Potato quality grading based on machine vision and 3D shape analysis

Abstract

Machine vision is a non-destructive grading technology and cost-effective method with high accuracy that can be used to predict length, width, and mass, as well as defects of both interior and exterior of a sample by employing different cameras, such as color, multispectral, or hyperspectral cameras. To obtain certain data, which relates to sample quality in the 3D space (thickness, volume, and surface gradient distribution) and mass prediction, a novel method was developed and the obtained appearance quality was graded utilizing a new image processing algorithm for depth images. In this study, we recorded the depth images of 110 potatoes using a depth camera, including samples with uniform shapes or with deformations (e.g., bumps, bent shape, and divots). Length, width, thickness, and volume were calculated respectively, and used as key factors for detecting potato deformity, such as bent shape, bumps, and hollow. Experimental results indicate that mass prediction based on a volume model for both normal and deformed potato samples showed high accuracy, thus 90% of the samples were graded for the correct size group using the volume model.

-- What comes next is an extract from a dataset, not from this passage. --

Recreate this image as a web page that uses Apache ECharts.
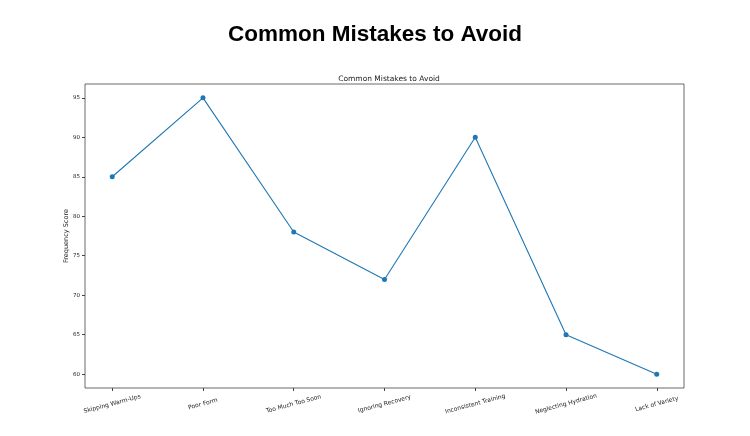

In addition, the appearance quality grading reached 88% of a correct percentage for bent shape, bump, and hollow defect detection by combining the surface data in 2D and 3D space. In addition, a potato virtual reality model rebuilding algorithm was developed for sample quality tracing and rechecking based on 3D shape and color images. This model redisplays the potato color and 3D shape data in multi-views and supports 360-degree rotation in both horizontal and vertical directions to simulate the in-hand examination experience. This depth image processing is an effective potential method for future non-destructive post-harvesting grading, especially for products where size, shape, and surface condition are important factors.